| Work required |
Drop every picture, then transcribe the remaining data exactly.

* * *

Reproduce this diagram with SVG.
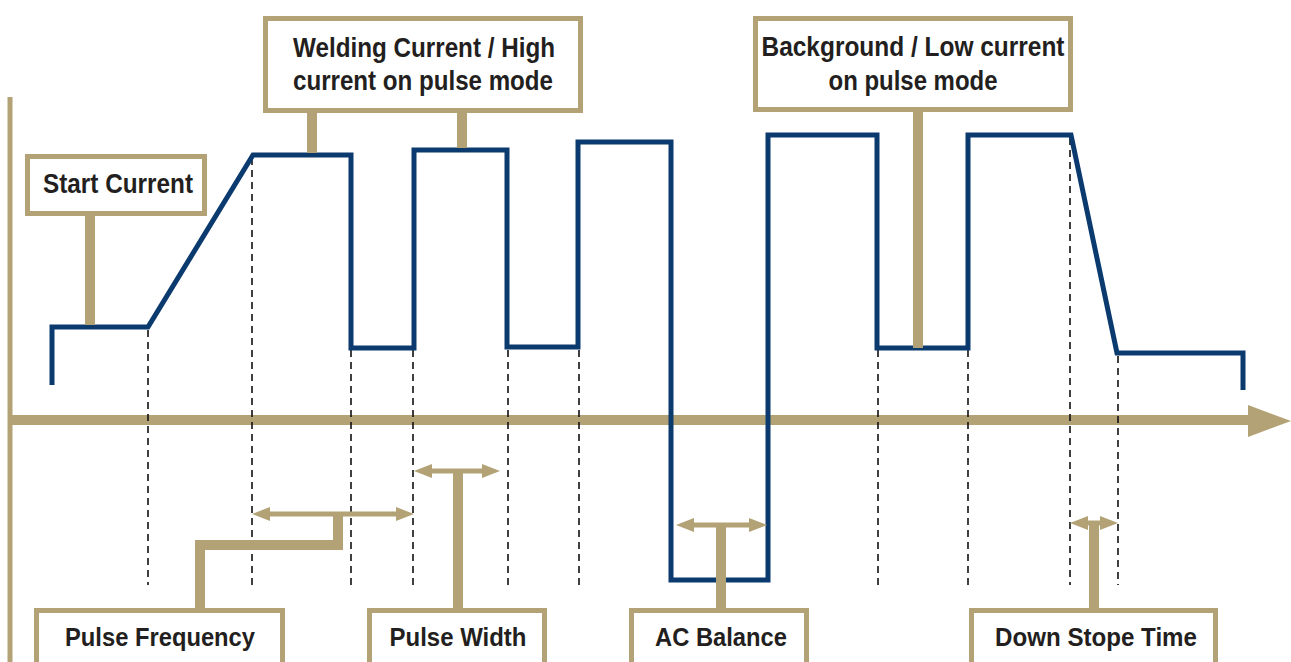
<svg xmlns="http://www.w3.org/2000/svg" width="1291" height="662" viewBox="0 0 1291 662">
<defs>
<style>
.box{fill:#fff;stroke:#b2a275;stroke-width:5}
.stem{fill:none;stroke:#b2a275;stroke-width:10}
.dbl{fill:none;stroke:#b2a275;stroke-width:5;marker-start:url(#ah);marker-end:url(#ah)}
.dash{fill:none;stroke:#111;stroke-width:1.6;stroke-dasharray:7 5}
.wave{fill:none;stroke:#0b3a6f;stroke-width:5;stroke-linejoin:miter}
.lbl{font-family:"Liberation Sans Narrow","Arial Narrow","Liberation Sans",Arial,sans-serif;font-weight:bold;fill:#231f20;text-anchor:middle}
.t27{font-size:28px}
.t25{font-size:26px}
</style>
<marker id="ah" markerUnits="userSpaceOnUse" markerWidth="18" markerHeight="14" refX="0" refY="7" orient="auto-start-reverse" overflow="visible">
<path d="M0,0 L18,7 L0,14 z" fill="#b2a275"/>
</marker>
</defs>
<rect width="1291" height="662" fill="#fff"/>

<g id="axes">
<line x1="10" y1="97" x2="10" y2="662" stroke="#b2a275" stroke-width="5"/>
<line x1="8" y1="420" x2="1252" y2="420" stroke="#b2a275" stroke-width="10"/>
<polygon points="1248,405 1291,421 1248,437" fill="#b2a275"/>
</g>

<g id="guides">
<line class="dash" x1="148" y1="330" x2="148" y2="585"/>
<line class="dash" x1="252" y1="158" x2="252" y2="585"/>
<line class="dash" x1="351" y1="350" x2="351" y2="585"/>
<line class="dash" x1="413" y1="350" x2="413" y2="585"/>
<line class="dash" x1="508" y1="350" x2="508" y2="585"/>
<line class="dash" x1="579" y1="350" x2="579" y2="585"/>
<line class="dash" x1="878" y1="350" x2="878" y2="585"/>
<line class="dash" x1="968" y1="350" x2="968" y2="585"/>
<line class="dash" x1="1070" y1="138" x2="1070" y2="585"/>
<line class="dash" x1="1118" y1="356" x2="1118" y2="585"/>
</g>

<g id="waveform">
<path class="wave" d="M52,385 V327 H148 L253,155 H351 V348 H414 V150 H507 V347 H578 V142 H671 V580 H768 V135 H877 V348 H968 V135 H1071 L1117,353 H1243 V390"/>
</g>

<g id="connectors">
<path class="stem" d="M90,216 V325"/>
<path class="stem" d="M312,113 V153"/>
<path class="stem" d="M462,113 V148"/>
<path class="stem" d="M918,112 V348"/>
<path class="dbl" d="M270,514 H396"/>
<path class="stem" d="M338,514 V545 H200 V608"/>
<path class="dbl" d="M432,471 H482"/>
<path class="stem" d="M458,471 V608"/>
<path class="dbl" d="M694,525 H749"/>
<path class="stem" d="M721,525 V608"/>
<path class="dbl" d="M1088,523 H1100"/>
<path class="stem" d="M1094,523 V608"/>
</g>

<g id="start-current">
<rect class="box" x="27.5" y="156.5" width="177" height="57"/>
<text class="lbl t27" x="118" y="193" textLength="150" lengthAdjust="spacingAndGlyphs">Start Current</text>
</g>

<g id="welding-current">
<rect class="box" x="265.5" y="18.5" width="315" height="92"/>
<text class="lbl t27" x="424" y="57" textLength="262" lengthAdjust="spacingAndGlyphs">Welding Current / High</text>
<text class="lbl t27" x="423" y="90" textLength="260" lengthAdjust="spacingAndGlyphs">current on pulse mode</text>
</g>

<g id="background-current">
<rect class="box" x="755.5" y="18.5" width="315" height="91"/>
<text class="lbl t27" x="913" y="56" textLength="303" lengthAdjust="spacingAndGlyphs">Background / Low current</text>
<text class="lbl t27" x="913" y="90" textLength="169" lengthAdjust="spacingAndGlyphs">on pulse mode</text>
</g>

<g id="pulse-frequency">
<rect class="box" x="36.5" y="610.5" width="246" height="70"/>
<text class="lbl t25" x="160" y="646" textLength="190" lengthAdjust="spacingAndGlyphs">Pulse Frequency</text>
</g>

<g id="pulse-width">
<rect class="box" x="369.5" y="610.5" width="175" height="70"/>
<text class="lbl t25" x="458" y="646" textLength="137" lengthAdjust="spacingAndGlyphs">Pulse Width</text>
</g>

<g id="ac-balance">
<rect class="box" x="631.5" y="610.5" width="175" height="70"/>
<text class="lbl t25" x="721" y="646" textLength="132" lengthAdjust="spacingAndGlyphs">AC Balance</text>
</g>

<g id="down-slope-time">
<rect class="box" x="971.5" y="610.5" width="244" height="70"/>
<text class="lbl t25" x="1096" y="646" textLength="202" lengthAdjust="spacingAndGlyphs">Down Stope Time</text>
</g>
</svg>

* * *

| Solution for this task |
Reproduce this diagram with SVG.
<svg xmlns="http://www.w3.org/2000/svg" width="1291" height="662" viewBox="0 0 1291 662">
<defs>
<style>
.box{fill:#fff;stroke:#b2a275;stroke-width:5}
.stem{fill:none;stroke:#b2a275;stroke-width:10}
.dbl{fill:none;stroke:#b2a275;stroke-width:5;marker-start:url(#ah);marker-end:url(#ah)}
.dash{fill:none;stroke:#111;stroke-width:1.6;stroke-dasharray:7 5}
.wave{fill:none;stroke:#0b3a6f;stroke-width:5;stroke-linejoin:miter}
.lbl{font-family:"Liberation Sans Narrow","Arial Narrow","Liberation Sans",Arial,sans-serif;font-weight:bold;fill:#231f20;text-anchor:middle}
.t27{font-size:28px}
.t25{font-size:26px}
</style>
<marker id="ah" markerUnits="userSpaceOnUse" markerWidth="18" markerHeight="14" refX="0" refY="7" orient="auto-start-reverse" overflow="visible">
<path d="M0,0 L18,7 L0,14 z" fill="#b2a275"/>
</marker>
</defs>
<rect width="1291" height="662" fill="#fff"/>

<g id="axes">
<line x1="10" y1="97" x2="10" y2="662" stroke="#b2a275" stroke-width="5"/>
<line x1="8" y1="420" x2="1252" y2="420" stroke="#b2a275" stroke-width="10"/>
<polygon points="1248,405 1291,421 1248,437" fill="#b2a275"/>
</g>

<g id="guides">
<line class="dash" x1="148" y1="330" x2="148" y2="585"/>
<line class="dash" x1="252" y1="158" x2="252" y2="585"/>
<line class="dash" x1="351" y1="350" x2="351" y2="585"/>
<line class="dash" x1="413" y1="350" x2="413" y2="585"/>
<line class="dash" x1="508" y1="350" x2="508" y2="585"/>
<line class="dash" x1="579" y1="350" x2="579" y2="585"/>
<line class="dash" x1="878" y1="350" x2="878" y2="585"/>
<line class="dash" x1="968" y1="350" x2="968" y2="585"/>
<line class="dash" x1="1070" y1="138" x2="1070" y2="585"/>
<line class="dash" x1="1118" y1="356" x2="1118" y2="585"/>
</g>

<g id="waveform">
<path class="wave" d="M52,385 V327 H148 L253,155 H351 V348 H414 V150 H507 V347 H578 V142 H671 V580 H768 V135 H877 V348 H968 V135 H1071 L1117,353 H1243 V390"/>
</g>

<g id="connectors">
<path class="stem" d="M90,216 V325"/>
<path class="stem" d="M312,113 V153"/>
<path class="stem" d="M462,113 V148"/>
<path class="stem" d="M918,112 V348"/>
<path class="dbl" d="M270,514 H396"/>
<path class="stem" d="M338,514 V545 H200 V608"/>
<path class="dbl" d="M432,471 H482"/>
<path class="stem" d="M458,471 V608"/>
<path class="dbl" d="M694,525 H749"/>
<path class="stem" d="M721,525 V608"/>
<path class="dbl" d="M1088,523 H1100"/>
<path class="stem" d="M1094,523 V608"/>
</g>

<g id="start-current">
<rect class="box" x="27.5" y="156.5" width="177" height="57"/>
<text class="lbl t27" x="118" y="193" textLength="150" lengthAdjust="spacingAndGlyphs">Start Current</text>
</g>

<g id="welding-current">
<rect class="box" x="265.5" y="18.5" width="315" height="92"/>
<text class="lbl t27" x="424" y="57" textLength="262" lengthAdjust="spacingAndGlyphs">Welding Current / High</text>
<text class="lbl t27" x="423" y="90" textLength="260" lengthAdjust="spacingAndGlyphs">current on pulse mode</text>
</g>

<g id="background-current">
<rect class="box" x="755.5" y="18.5" width="315" height="91"/>
<text class="lbl t27" x="913" y="56" textLength="303" lengthAdjust="spacingAndGlyphs">Background / Low current</text>
<text class="lbl t27" x="913" y="90" textLength="169" lengthAdjust="spacingAndGlyphs">on pulse mode</text>
</g>

<g id="pulse-frequency">
<rect class="box" x="36.5" y="610.5" width="246" height="70"/>
<text class="lbl t25" x="160" y="646" textLength="190" lengthAdjust="spacingAndGlyphs">Pulse Frequency</text>
</g>

<g id="pulse-width">
<rect class="box" x="369.5" y="610.5" width="175" height="70"/>
<text class="lbl t25" x="458" y="646" textLength="137" lengthAdjust="spacingAndGlyphs">Pulse Width</text>
</g>

<g id="ac-balance">
<rect class="box" x="631.5" y="610.5" width="175" height="70"/>
<text class="lbl t25" x="721" y="646" textLength="132" lengthAdjust="spacingAndGlyphs">AC Balance</text>
</g>

<g id="down-slope-time">
<rect class="box" x="971.5" y="610.5" width="244" height="70"/>
<text class="lbl t25" x="1096" y="646" textLength="202" lengthAdjust="spacingAndGlyphs">Down Stope Time</text>
</g>
</svg>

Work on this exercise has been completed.